Dalrymple travels Western ND to address oil impacts


On Tuesday, Governor Jack Dalrymple traveled highways in western North Dakota, meeting with area officials to receive updates on the region’s needs in addressing the impacts of oil and gas development. He provided local officials with updats on the state’s ongoing work and long-range plans to meet the region’s needs.

“These meetings are important to understanding the challenges that come with oil and gas development and they are critical to coordinating local and state responses,” Dalrymple said. “We will continue working with local officials to help meet the region’s needs for additional housing, for enhanced emergency services and law enforcement and to help meet other challenges created by rapid growth.”

Highways Dalrymple traveled are in the state’s oil producing counties, and he met with city officials from Williston, Crosby, Tioga, Stanley, Bowbells, Williams, Divide, Mountrail and Burke counties. Attending Tuesday’s meetings with the governor were Grant Levi, deputy director for engineering, state Department of Transportation and Lance Gaebe, director of the Energy Infrastructure and Impact Office.

The overriding needs most frequently brought to Dalrymple’s attention Tuesday were: enhancing emergency services and law enforcement, truck reliever routes to reduce traffic through communities and the development of additional housing.

Tuesday’s meetings marked the second round of community visits by Dalrymple since Dec. 20.  The Governor also has directed state agencies to participate in a series of upcoming meetings with local officials throughout western North Dakota to help address the region’s needs.

The state has appropriated $1.2 billion to rebuild and repair roads in oil country; to support the development of residential housing; to enhance emergency medical services and to address other oil impacts.  Roadway improvement projects include adding turning lanes and passing lanes to 40 miles of ND Highway 85, from Watford City to Williston. Plans are to eventually turn ND 85 into a four-lane highway.  The North Dakota Department of Transportation also is planning a truck reliever route for Williston and other reliever routes are under consideration for Dickinson, Alexander, New Town and Watford City. The vast majority of state funding, $885.3 million, remains to be distributed to enhance emergency services, to extend city streets and other infrastructure for new housing development and to address other impacts.

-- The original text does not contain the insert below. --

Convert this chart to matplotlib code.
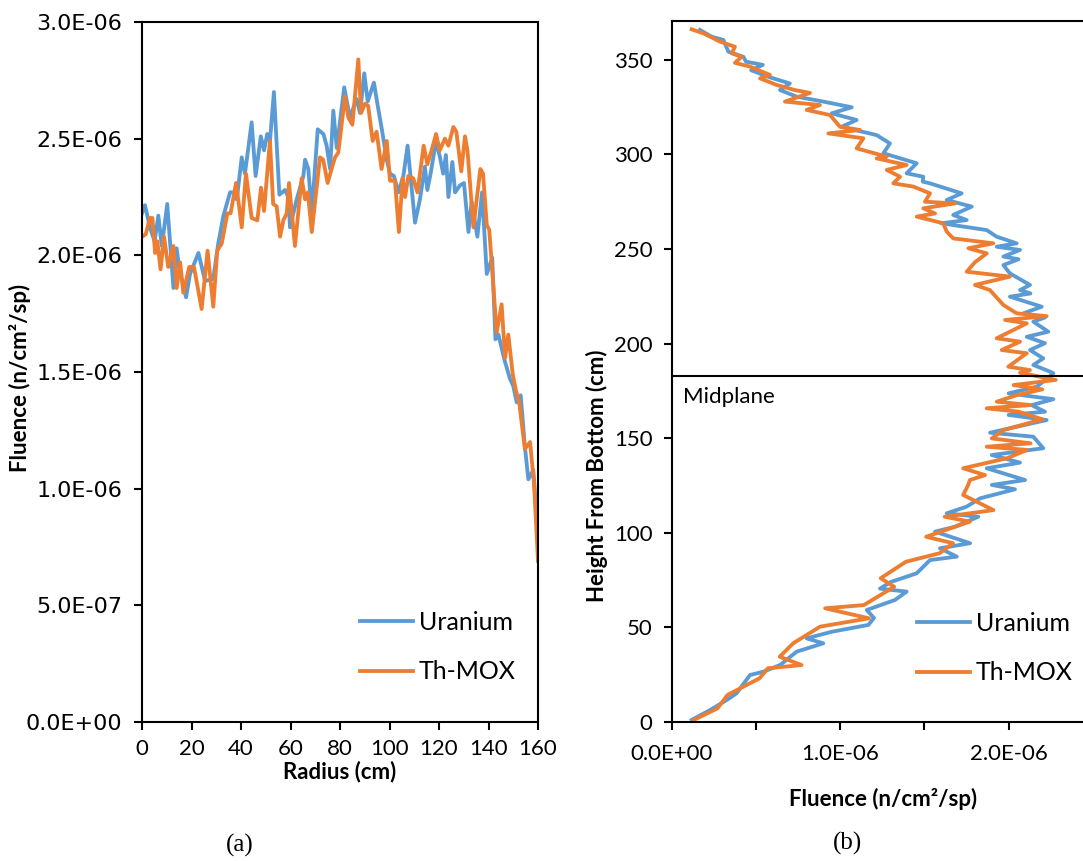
import matplotlib
matplotlib.use('Agg')
import matplotlib.pyplot as plt
import numpy as np
from matplotlib.ticker import FixedLocator, FuncFormatter

# colours (Excel office palette)
c_u = '#5B9BD5'
c_th = '#ED7D31'

# ---- (a) radial profile, fluence in units of 1e-6
radius_u = [0, 1.2, 3.2, 5.1, 6.6, 8.0, 10.2, 12.7, 14.0, 15.1, 17.8, 19.4, 22.8, 25.5, 28.8,
            30.8, 32.9, 35.6, 37.2, 38.3, 40.3, 41.6, 44.3, 45.9, 48.0, 49.3, 50.6, 51.7, 53.3,
            55.5, 57.8, 59.1, 59.8, 62.5, 65.2, 65.9, 67.2, 68.6, 71.0, 73.3, 74.6, 76.0, 77.3,
            78.7, 81.7, 84.0, 86.7, 88.1, 89.8, 91.2, 93.7, 95.1, 96.9, 98.9, 100.2, 101.8,
            103.6, 105.6, 107.3, 110.3, 112.3, 114.3, 115.3, 116.6, 118.8, 120.4, 121.7, 122.8,
            123.8, 125.4, 126.5, 128.5, 130.1, 131.9, 133.2, 135.5, 137.4, 139.3, 141.5, 142.8,
            144.0, 146.5, 148.7, 150.0, 151.4, 153.0, 154.7, 156.1, 158.1, 160.0]
flux_u = [2.18, 2.215, 2.12, 2.06, 2.17, 2.04, 2.22, 1.86, 2.03, 1.94, 1.82, 1.92, 2.01, 1.89, 1.90,
          2.05, 2.17, 2.27, 2.27, 2.24, 2.42, 2.35, 2.57, 2.34, 2.51, 2.45, 2.52, 2.49, 2.70,
          2.26, 2.28, 2.25, 2.12, 2.24, 2.34, 2.41, 2.37, 2.18, 2.54, 2.52, 2.47, 2.37, 2.62,
          2.46, 2.72, 2.59, 2.67, 2.61, 2.78, 2.66, 2.74, 2.65, 2.54, 2.41, 2.35, 2.34,
          2.27, 2.34, 2.47, 2.14, 2.24, 2.38, 2.28, 2.35, 2.49, 2.42, 2.35, 2.43,
          2.25, 2.40, 2.27, 2.30, 2.31, 2.10, 2.23, 2.08, 2.27, 1.92, 1.99, 1.64,
          1.66, 1.55, 1.47, 1.44, 1.37, 1.40, 1.18, 1.04, 1.08, 0.80]

radius_th = [0, 1.5, 3.2, 4.2, 5.3, 6.2, 7.5, 8.9, 10.6, 12.7, 14.0, 15.4, 16.7, 19.1, 21.0, 24.1,
             26.5, 28.8, 30.4, 32.2, 34.5, 35.8, 38.0, 40.3, 42.0, 44.3, 46.6, 48.1, 49.3, 51.7,
             53.0, 54.4, 55.8, 57.1, 58.5, 59.4, 61.8, 64.5, 65.9, 67.0, 68.6, 71.9, 73.2, 75.0,
             76.6, 78.0, 79.3, 82.0, 83.4, 85.0, 87.4, 88.5, 90.1, 91.4, 93.2, 94.8, 96.8, 98.9,
             100.2, 102.2, 103.8, 105.3, 106.3, 107.6, 109.6, 111.3, 113.8, 115.3, 117.0, 118.8,
             120.3, 122.4, 123.8, 125.8, 127.0, 129.0, 130.5, 131.5, 133.9, 136.7, 137.8, 139.3,
             140.3, 143.3, 145.3, 146.7, 148.0, 149.8, 151.1, 152.4, 154.7, 156.8, 158.4, 160.0]
flux_th = [2.08, 2.09, 2.16, 2.16, 2.01, 2.06, 1.94, 2.08, 1.95, 2.04, 1.86, 1.97, 1.84, 1.95, 1.95, 1.77,
           2.02, 1.78, 2.02, 2.05, 2.18, 2.18, 2.31, 2.12, 2.35, 2.16, 2.15, 2.29, 2.19, 2.49,
           2.22, 2.21, 2.08, 2.15, 2.18, 2.31, 2.04, 2.33, 2.24, 2.27, 2.10, 2.42, 2.41, 2.31,
           2.37, 2.42, 2.44, 2.68, 2.59, 2.56, 2.84, 2.61, 2.65, 2.64, 2.49, 2.53, 2.37, 2.49,
           2.32, 2.32, 2.10, 2.33, 2.25, 2.34, 2.33, 2.27, 2.47, 2.39, 2.45, 2.52,
           2.45, 2.50, 2.47, 2.55, 2.53, 2.36, 2.51, 2.45, 2.12, 2.37, 2.35, 2.13,
           2.11, 1.67, 1.79, 1.56, 1.66, 1.49, 1.42, 1.37, 1.17, 1.20, 1.02, 0.69]

# ---- (b) axial profile, fluence in units of 1e-6
height_u = [365.8, 362.2, 360.5, 354.3, 351.6, 349.0, 347.3, 344.5, 341.0, 337.5, 334.0, 330.5,
            327.9, 324.9, 321.7, 318.2, 314.6, 310.2, 305.8, 300.6, 295.3, 290.0, 288.2, 285.6,
            284.7, 279.4, 275.9, 272.4, 268.0, 265.3, 263.6, 260.0, 256.5, 253.0, 251.2, 249.5, 246.0, 244.6,
            241.5, 237.1, 231.0, 228.3, 226.5, 224.8, 219.5, 216.0, 213.8, 211.6, 206.3, 203.6,
            200.2, 196.6, 192.2, 188.7, 185.2, 184.3, 177.2, 173.7, 170.6, 167.5, 164.0, 162.3,
            159.6, 152.9, 150.8, 144.7, 141.1, 137.1, 134.1, 127.9, 125.3, 123.0, 118.2, 113.8,
            110.3, 108.5, 103.2, 100.6, 94.5, 91.8, 87.4, 85.6, 78.6, 74.0, 70.5, 68.9, 64.5,
            59.2, 55.0, 51.3, 47.7, 44.2, 41.6, 37.2, 30.1, 26.6, 24.8, 15.2, 11.6, 6.3, 1.1]
axial_u = [0.166, 0.236, 0.305, 0.335, 0.424, 0.44, 0.54, 0.47, 0.572, 0.70, 0.642, 0.741,
           0.90, 1.068, 0.949, 1.097, 1.008, 1.216, 1.295, 1.256, 1.454, 1.394, 1.493, 1.49,
           1.533, 1.721, 1.632, 1.781, 1.671, 1.751, 1.60, 1.87, 1.929, 2.048, 1.929, 2.068, 1.969, 2.059,
           1.969, 2.008, 2.127, 2.068, 2.13, 2.008, 2.197, 2.088, 2.216, 2.147, 2.236, 2.108,
           2.216, 2.127, 2.206, 2.147, 2.246, 2.266, 2.167, 2.0, 2.266, 2.137, 2.216, 2.0,
           2.226, 1.89, 2.147, 2.206, 1.90, 2.068, 1.87, 2.098, 1.90, 2.038, 1.83, 1.75,
           1.632, 1.82, 1.681, 1.563, 1.771, 1.592, 1.692, 1.533, 1.454, 1.30, 1.236, 1.394, 1.325,
           1.157, 1.20, 1.167, 0.949, 0.80, 0.899, 0.741, 0.642, 0.543, 0.463, 0.384, 0.325, 0.226, 0.117]

height_th = [366.1, 364.0, 361.4, 359.6, 356.9, 353.4, 351.6, 348.4, 346.4, 342.0, 340.2, 336.7,
             334.0, 332.5, 327.9, 326.1, 323.5, 320.8, 314.6, 312.9, 311.1, 308.5, 303.2, 298.8,
             297.9, 294.4, 291.8, 288.2, 284.7, 283.0, 279.4, 275.0, 274.1, 271.5, 268.8, 267.1,
             263.6, 259.2, 255.6, 253.0, 250.4, 247.7, 243.0, 238.0, 235.4, 231.0, 228.3, 220.4,
             216.0, 214.5, 212.5, 210.7, 202.8, 201.0, 196.6, 194.9, 187.8, 186.0, 184.6, 180.8,
             178.1, 175.8, 172.8, 169.3, 167.5, 165.8, 164.0, 160.0, 154.3, 149.9, 147.3, 145.5,
             143.8, 139.4, 134.1, 130.5, 127.9, 125.3, 120.0, 112.0, 108.5, 105.9, 97.9, 94.5,
             89.2, 84.7, 76.0, 71.5, 61.8, 60.1, 54.8, 50.4, 41.6, 34.5, 30.1, 28.4, 23.1, 14.3,
             7.2, 1.1]
axial_th = [0.117, 0.186, 0.245, 0.285, 0.374, 0.355, 0.414, 0.374, 0.463, 0.582, 0.523, 0.622,
            0.73, 0.82, 0.671, 0.879, 0.80, 0.939, 0.998, 1.117, 0.929, 1.137, 1.097, 1.276,
            1.216, 1.394, 1.276, 1.355, 1.315, 1.434, 1.533, 1.503, 1.681, 1.493, 1.563, 1.454,
            1.612, 1.632, 1.671, 1.909, 1.761, 1.87, 1.80, 1.751, 2.008, 1.80, 1.889, 1.969,
            2.048, 2.226, 1.979, 2.108, 1.929, 2.068, 1.959, 2.108, 1.998, 2.127, 2.068, 2.28,
            2.03, 2.20, 2.05, 1.93, 2.13, 1.87, 2.06, 2.20, 1.97, 1.90, 2.13, 1.87,
            2.11, 1.99, 1.73, 1.86, 1.77, 1.76, 1.73, 1.91, 1.62, 1.77, 1.51, 1.67,
            1.59, 1.39, 1.24, 1.32, 1.14, 0.91, 1.17, 0.88, 0.72, 0.64, 0.77, 0.57, 0.52, 0.33,
            0.27, 0.13]

midplane = 183
series = ['Uranium', 'Th-MOX']

W, H = 1083, 861
fig = plt.figure(figsize=(W / 100, H / 100), dpi=100)

def sci(v, pos):
    return '%.1E' % v

lw = 2.75
tick_font = 'Lato'

# ---------------- panel (a)
ax1 = fig.add_axes([142 / W, (H - 722) / H, (538 - 142) / W, (722 - 22) / H])
ax1.plot(radius_u, np.array(flux_u) * 1e-6, color=c_u, lw=lw, label=series[0])
ax1.plot(radius_th, np.array(flux_th) * 1e-6, color=c_th, lw=lw, label=series[1])
ax1.set_xlim(0, 160)
ax1.set_ylim(0, 3e-6)
ax1.set_xticks(np.arange(0, 161, 20))
ax1.set_yticks(np.arange(0, 3.01e-6, 0.5e-6))
ax1.yaxis.set_major_formatter(FuncFormatter(sci))
for lab in ax1.get_yticklabels():
    lab.set_family('DejaVu Sans')
    lab.set_fontsize(16)
for lab in ax1.get_xticklabels():
    lab.set_family(tick_font)
    lab.set_fontsize(16)
ax1.set_xlabel('Radius (cm)', fontfamily='Lato', fontweight='bold', fontsize=16, va='center')
ax1.xaxis.set_label_coords(0.5, (722 - 772) / 700)
ax1.set_ylabel('Fluence (n/cm²/sp)', fontfamily='Lato', fontweight='bold', fontsize=16, va='center')
ax1.yaxis.set_label_coords((20 - 142) / 396, (722 - 378) / 700)
leg1 = ax1.legend(loc='upper left', bbox_to_anchor=((360 - 142) / 396, (722 - 611) / 700),
                  frameon=False, prop={'family': 'Lato', 'size': 18}, handlelength=2.1,
                  handletextpad=0.25, labelspacing=1.05, borderpad=0, borderaxespad=0)

# ---------------- panel (b)
ax2 = fig.add_axes([672 / W, (H - 722) / H, (W - 672) / W, (722 - 21) / H])
ax2.plot(np.array(axial_u) * 1e-6, height_u, color=c_u, lw=lw, label=series[0])
ax2.plot(np.array(axial_th) * 1e-6, height_th, color=c_th, lw=lw, label=series[1])
ax2.axhline(midplane, color='black', lw=1.5)
ax2.text(0.065e-6, 172, 'Midplane', fontfamily='Lato', fontsize=16, ha='left', va='center')
ax2.set_xlim(0, (W - 672) / 168.3 * 1e-6)
ax2.set_ylim(0, (722 - 21) / 1.892)
ax2.xaxis.set_major_locator(FixedLocator([0, 1e-6, 2e-6]))
ax2.xaxis.set_minor_locator(FixedLocator([0.5e-6, 1.5e-6]))
ax2.xaxis.set_major_formatter(FuncFormatter(sci))
ax2.set_yticks(np.arange(0, 351, 50))
for lab in ax2.get_xticklabels() + ax2.get_yticklabels():
    lab.set_family(tick_font)
    lab.set_fontsize(16)
ax2.spines['right'].set_visible(False)
ax2.set_xlabel('Fluence (n/cm²/sp)', fontfamily='Lato', fontweight='bold', fontsize=16, va='center')
ax2.xaxis.set_label_coords((883 - 672) / 411, (722 - 799) / 701)
ax2.set_ylabel('Height From Bottom (cm)', fontfamily='Lato', fontweight='bold', fontsize=16, va='center')
ax2.yaxis.set_label_coords((597 - 672) / 411, (722 - 476) / 701)
leg2 = ax2.legend(loc='upper left', bbox_to_anchor=((917 - 672) / 411, (722 - 612) / 701),
                  frameon=False, prop={'family': 'Lato', 'size': 18}, handlelength=2.1,
                  handletextpad=0.25, labelspacing=1.05, borderpad=0, borderaxespad=0)

for ax in (ax1, ax2):
    for s in ax.spines.values():
        s.set_linewidth(1.5)
        s.set_color('black')
    ax.tick_params(which='both', direction='out', length=6, width=1.5, color='black')
    ax.tick_params(axis='y', pad=8)
    ax.tick_params(axis='x', pad=6)

ax2.tick_params(axis='x', pad=10)

fig.text(240 / W, 1 - 845 / H, '(a)', fontfamily='Liberation Serif', fontsize=18, ha='center', va='center')
fig.text(848 / W, 1 - 843 / H, '(b)', fontfamily='Liberation Serif', fontsize=18, ha='center', va='center')

fig.savefig('out.png', dpi=100)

During the 2011 special legislative session, Dalrymple proposed and the Legislature agreed to provide $15 million for the state Housing Fund to facilitate greater development of low-income housing. Of the total funds, $13.5 million is designated for new, low-income housing development in western North Dakota. Dalrymple also has directed the Highway Patrol to station an additional 13 troopers in western North Dakota.

The state’s 20-year strategic transportation plan sets the parameters for state road improvements throughout North Dakota.  The Upper Great Plains Transportation Institute has augmented the statewide plan with a study of road conditions in oil and gas counties.